To do
Nothing after the line with "pulse_diabetes_err = [4.0, 8.0, 7.2, 9.0, 12.0, 17.0, 16.0]" belongs in the copy; extract the lines below from the top through that line, pictures left out.

Recorded data
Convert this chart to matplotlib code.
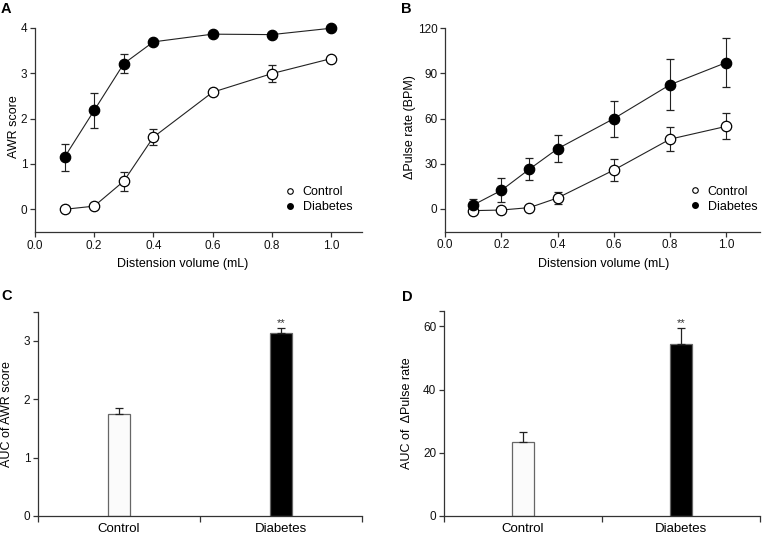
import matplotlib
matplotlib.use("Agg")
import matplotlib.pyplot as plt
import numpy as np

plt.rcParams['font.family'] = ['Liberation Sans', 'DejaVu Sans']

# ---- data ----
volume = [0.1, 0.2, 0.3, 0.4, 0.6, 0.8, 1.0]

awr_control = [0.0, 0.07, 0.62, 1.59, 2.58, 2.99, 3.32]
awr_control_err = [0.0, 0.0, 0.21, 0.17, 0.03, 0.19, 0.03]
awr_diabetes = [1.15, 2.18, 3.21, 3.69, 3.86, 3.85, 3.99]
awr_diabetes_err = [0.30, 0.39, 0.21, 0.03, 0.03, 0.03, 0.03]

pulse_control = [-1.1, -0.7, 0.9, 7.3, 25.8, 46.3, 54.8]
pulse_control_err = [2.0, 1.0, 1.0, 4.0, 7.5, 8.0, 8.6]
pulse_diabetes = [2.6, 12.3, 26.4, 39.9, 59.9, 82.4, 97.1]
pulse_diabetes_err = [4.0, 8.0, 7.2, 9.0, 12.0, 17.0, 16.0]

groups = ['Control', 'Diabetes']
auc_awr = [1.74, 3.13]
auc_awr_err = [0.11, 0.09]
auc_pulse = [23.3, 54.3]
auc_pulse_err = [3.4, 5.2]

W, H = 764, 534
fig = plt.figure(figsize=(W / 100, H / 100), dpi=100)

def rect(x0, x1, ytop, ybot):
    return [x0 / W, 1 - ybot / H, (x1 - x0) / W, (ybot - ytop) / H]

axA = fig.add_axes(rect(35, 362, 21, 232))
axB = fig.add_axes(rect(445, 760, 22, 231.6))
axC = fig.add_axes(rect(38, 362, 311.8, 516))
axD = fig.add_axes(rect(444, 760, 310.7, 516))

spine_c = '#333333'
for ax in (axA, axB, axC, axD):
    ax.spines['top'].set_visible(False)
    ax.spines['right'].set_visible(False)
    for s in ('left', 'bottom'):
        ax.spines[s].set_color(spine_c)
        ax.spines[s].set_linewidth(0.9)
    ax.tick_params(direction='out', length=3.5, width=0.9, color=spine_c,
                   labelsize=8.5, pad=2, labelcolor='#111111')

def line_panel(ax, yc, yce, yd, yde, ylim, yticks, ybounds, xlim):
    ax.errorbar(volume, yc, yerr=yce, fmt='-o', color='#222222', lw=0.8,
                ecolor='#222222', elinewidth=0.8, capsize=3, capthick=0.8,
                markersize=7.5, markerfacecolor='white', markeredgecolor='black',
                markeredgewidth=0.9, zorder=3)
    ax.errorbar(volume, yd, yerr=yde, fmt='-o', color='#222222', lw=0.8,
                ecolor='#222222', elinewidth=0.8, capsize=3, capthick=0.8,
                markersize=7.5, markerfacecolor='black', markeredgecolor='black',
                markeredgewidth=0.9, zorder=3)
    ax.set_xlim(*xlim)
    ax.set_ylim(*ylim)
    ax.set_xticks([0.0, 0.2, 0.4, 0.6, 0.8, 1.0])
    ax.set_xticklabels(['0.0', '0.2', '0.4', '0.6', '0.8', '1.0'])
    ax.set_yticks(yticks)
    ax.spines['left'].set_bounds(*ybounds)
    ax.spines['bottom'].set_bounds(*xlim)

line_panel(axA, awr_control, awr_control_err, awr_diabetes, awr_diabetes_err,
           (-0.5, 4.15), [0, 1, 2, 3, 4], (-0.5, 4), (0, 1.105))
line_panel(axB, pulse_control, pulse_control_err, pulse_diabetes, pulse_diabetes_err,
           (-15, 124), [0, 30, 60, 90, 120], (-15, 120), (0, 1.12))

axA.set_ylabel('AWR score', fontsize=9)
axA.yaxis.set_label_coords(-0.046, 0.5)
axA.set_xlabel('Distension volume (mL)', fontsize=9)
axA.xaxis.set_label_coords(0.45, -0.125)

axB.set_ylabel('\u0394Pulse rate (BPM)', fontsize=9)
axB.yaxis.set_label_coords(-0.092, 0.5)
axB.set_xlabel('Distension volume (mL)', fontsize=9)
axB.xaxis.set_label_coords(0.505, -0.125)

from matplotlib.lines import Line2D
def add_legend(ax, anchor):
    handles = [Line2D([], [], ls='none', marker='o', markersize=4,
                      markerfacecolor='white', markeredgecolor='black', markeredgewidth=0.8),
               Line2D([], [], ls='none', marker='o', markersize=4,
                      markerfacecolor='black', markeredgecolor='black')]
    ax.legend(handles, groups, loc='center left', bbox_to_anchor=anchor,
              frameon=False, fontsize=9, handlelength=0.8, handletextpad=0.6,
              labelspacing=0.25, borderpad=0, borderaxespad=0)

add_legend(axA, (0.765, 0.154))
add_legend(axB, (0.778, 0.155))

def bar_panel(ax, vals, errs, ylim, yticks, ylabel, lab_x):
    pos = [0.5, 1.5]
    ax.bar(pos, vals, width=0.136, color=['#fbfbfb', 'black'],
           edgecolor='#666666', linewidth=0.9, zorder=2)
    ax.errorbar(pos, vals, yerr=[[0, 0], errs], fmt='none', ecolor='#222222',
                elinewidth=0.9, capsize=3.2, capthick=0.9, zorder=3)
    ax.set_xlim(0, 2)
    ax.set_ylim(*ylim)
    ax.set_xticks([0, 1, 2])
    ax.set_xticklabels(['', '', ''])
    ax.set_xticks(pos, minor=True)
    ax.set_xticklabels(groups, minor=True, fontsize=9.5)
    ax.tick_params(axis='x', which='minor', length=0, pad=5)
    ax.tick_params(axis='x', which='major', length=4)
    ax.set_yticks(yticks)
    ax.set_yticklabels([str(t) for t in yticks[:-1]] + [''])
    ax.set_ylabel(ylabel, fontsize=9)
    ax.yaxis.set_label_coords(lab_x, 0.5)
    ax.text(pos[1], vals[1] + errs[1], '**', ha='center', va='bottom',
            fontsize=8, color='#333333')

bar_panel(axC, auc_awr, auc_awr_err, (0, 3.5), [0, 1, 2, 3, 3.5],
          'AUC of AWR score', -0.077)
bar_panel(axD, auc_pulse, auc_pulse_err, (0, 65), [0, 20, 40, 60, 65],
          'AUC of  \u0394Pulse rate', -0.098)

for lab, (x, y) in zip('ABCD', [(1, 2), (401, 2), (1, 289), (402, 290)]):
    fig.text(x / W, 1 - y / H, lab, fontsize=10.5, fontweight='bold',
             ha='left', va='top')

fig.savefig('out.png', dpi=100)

Response to the exercise
Convert this chart to matplotlib code.
import matplotlib
matplotlib.use("Agg")
import matplotlib.pyplot as plt
import numpy as np

plt.rcParams['font.family'] = ['Liberation Sans', 'DejaVu Sans']

# ---- data ----
volume = [0.1, 0.2, 0.3, 0.4, 0.6, 0.8, 1.0]

awr_control = [0.0, 0.07, 0.62, 1.59, 2.58, 2.99, 3.32]
awr_control_err = [0.0, 0.0, 0.21, 0.17, 0.03, 0.19, 0.03]
awr_diabetes = [1.15, 2.18, 3.21, 3.69, 3.86, 3.85, 3.99]
awr_diabetes_err = [0.30, 0.39, 0.21, 0.03, 0.03, 0.03, 0.03]

pulse_control = [-1.1, -0.7, 0.9, 7.3, 25.8, 46.3, 54.8]
pulse_control_err = [2.0, 1.0, 1.0, 4.0, 7.5, 8.0, 8.6]
pulse_diabetes = [2.6, 12.3, 26.4, 39.9, 59.9, 82.4, 97.1]
pulse_diabetes_err = [4.0, 8.0, 7.2, 9.0, 12.0, 17.0, 16.0]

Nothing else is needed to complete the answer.